Shelley Moore Capito
Sen. Shelley Moore Capito (R-WV).

  • Sen. Shelley Moore Capito said Republicans were strongly opposed to corporate tax hike.
  • “I think that’s a non-negotiable red line,” she said, and other top Republicans around her agreed.
  • Republicans are drafting an infrastructure plan that may be mostly financed with taxes on drivers.
  • See more stories on Insider’s business page.

Republican Sen. Shelley Moore Capito of West Virginia said that GOP senators won’t budge from their resistance to hiking corporate taxes, a key element in President Joe Biden’s infrastructure plan.

“I think that’s a non-negotiable red line,” Capito told reporters on Thursday of her party’s opposition to increasing corporate taxation.

Other Republican senators at the news conference said they agreed with Capito. The group also included Sens. John Barrasso of Wyoming, Roger Wicker of Mississippi, Deb Fischer of Nebraska, and John Cornyn of Texas.

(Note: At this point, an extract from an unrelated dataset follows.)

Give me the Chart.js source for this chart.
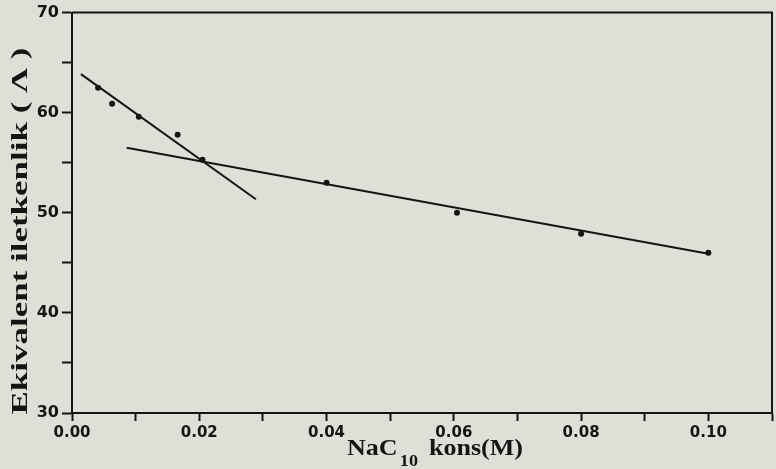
<!DOCTYPE html>
<html>
<head>
<meta charset="utf-8">
<script src="https://cdn.jsdelivr.net/npm/chart.js@4/dist/chart.umd.min.js"></script>
<style>
  html, body { margin: 0; padding: 0; background: #dee0d8; }
  #wrap { width: 776px; height: 469px; position: relative; }
</style>
</head>
<body>
<div id="wrap"><canvas id="c"></canvas></div>
<script>
// ---- data ----
const concentration = [0.0041, 0.0063, 0.0105, 0.0166, 0.0205, 0.0400, 0.0605, 0.0800, 0.1000];
const conductivity  = [62.5, 60.9, 59.6, 57.8, 55.3, 53.0, 50.0, 47.9, 46.0];

const fitLine1X = [0.0014, 0.0289];
const fitLine1Y = [63.85, 51.35];
const fitLine2X = [0.0086, 0.1000];
const fitLine2Y = [56.5, 45.9];

const xTickValues = [0, 0.01, 0.02, 0.03, 0.04, 0.05, 0.06, 0.07, 0.08, 0.09, 0.10, 0.11];
const xTickLabels = ['0.00', '', '0.02', '', '0.04', '', '0.06', '', '0.08', '', '0.10', ''];
const yTickValues = [30, 35, 40, 45, 50, 55, 60, 65, 70];
const yTickLabels = ['30', '', '40', '', '50', '', '60', '', '70'];

const yTitle = 'Ekivalent iletkenlik ( Λ )';
const xTitleMain = 'NaC';
const xTitleSub = '10';
const xTitleRest = ' kons(M)';

const ink = '#151515';

const pts = concentration.map((x, i) => ({ x, y: conductivity[i] }));
const l1 = fitLine1X.map((x, i) => ({ x, y: fitLine1Y[i] }));
const l2 = fitLine2X.map((x, i) => ({ x, y: fitLine2Y[i] }));

const framePlugin = {
  id: 'frame',
  afterDraw(chart) {
    const { ctx, chartArea: a } = chart;
    ctx.save();
    ctx.strokeStyle = ink;
    ctx.lineWidth = 2;
    ctx.beginPath();
    ctx.moveTo(a.left, a.top);
    ctx.lineTo(a.right, a.top);
    ctx.lineTo(a.right, a.bottom);
    ctx.stroke();

    // Y title (rotated)
    ctx.fillStyle = ink;
    ctx.font = 'bold 24px "Liberation Serif"';
    ctx.textBaseline = 'middle';
    ctx.textAlign = 'center';
    const w = ctx.measureText(yTitle).width;
    const target = 367;
    ctx.translate(21, 231);
    ctx.rotate(-Math.PI / 2);
    ctx.scale(target / w, 1);
    ctx.fillText(yTitle, 0, 0);
    ctx.restore();

    // X title with subscript
    ctx.save();
    ctx.fillStyle = ink;
    ctx.textBaseline = 'alphabetic';
    ctx.textAlign = 'left';
    const fMain = 'bold 23px "Liberation Serif"';
    const fSub = 'bold 16px "Liberation Serif"';
    ctx.font = fMain;
    const wMain = ctx.measureText(xTitleMain).width;
    const wRest = ctx.measureText(xTitleRest).width;
    ctx.font = fSub;
    const wSub = ctx.measureText(xTitleSub).width;
    const total = wMain + wSub + 6 + wRest;
    const sx = 176 / total;
    ctx.translate(347, 455);
    ctx.scale(sx, 1);
    ctx.font = fMain;
    ctx.fillText(xTitleMain, 0, 0);
    ctx.font = fSub;
    ctx.fillText(xTitleSub, wMain + 2, 11);
    ctx.font = fMain;
    ctx.fillText(xTitleRest, wMain + wSub + 6, 0);
    ctx.restore();
  }
};

new Chart(document.getElementById('c'), {
  type: 'scatter',
  data: {
    datasets: [
      { data: pts, showLine: false, pointRadius: 3, pointBackgroundColor: ink, pointBorderColor: ink, pointBorderWidth: 0 },
      { data: l1, showLine: true, borderColor: ink, borderWidth: 2, pointRadius: 0, fill: false },
      { data: l2, showLine: true, borderColor: ink, borderWidth: 2, pointRadius: 0, fill: false }
    ]
  },
  options: {
    responsive: true,
    maintainAspectRatio: false,
    animation: false,
    layout: { padding: { top: 10, right: 2, left: 0, bottom: 0 } },
    plugins: { legend: { display: false }, tooltip: { enabled: false } },
    scales: {
      x: {
        type: 'linear', min: 0, max: 0.11,
        afterBuildTicks: s => { s.ticks = xTickValues.map(v => ({ value: v })); },
        afterFit: s => { s.height = 56; },
        grid: { drawOnChartArea: false, drawTicks: true, tickLength: 8, tickWidth: 2, color: ink },
        border: { display: true, color: ink, width: 2 },
        ticks: {
          autoSkip: false, maxRotation: 0, padding: 3, color: ink,
          font: { family: '"DejaVu Sans"', weight: 'bold', size: 15 },
          callback: (v, i) => xTickLabels[i]
        }
      },
      y: {
        type: 'linear', min: 30, max: 70,
        afterBuildTicks: s => { s.ticks = yTickValues.map(v => ({ value: v })); },
        afterFit: s => { s.width = 72; },
        grid: { drawOnChartArea: false, drawTicks: true, tickLength: 10, tickWidth: 2, color: ink },
        border: { display: true, color: ink, width: 2 },
        ticks: {
          autoSkip: false, padding: 3, color: ink,
          font: { family: '"DejaVu Sans"', weight: 'bold', size: 16 },
          callback: (v, i) => yTickLabels[i]
        }
      }
    }
  },
  plugins: [framePlugin]
});
</script>
</body>
</html>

Democrats assailed the Republican comments. Sen. Ron Wyden of Oregon, chair of the Senate Finance Committee, called the red line a “completely unreasonable” position.

“Republicans’ insistence that the most profitable companies in the world shouldn’t contribute a single penny to investments in roads, schools and our clean-energy future is simply not acceptable,” Wyden said in a statement.

A faction of Senate Republicans in recent days appeared to be prepping a $600 billion to $800 billion infrastructure counterproposal to Biden’s $2.3 trillion package. Several lawmakers suggested financing the plan with a vehicle mileage tax on electric vehicles or raising the gas tax.

“I think we still haven’t defined what we mean by infrastructure and what’s going to be included and so how much it’s going to be, we don’t really have an idea,” Sen. Mitt Romney of Utah told reporters on Thursday. “It’s a very early process that we’ve engaged in.”

Still, other Democrats described the $800 billion indicated by Capito as too meager to address the country’s infrastructure needs. “We’re going to do whatever it takes. If it takes $4 trillion, I’d do $4 trillion but we have to pay for it,” Sen. Joe Manchin of West Virginia told reporters on Thursday.

A JPMorgan economic research note on Thursday found that, although the corporate tax rate was higher than the global average before former President Donald Trump’s 2017 tax cut, the US had a lower ratio of corporate tax revenues to GDP dating back to 2000.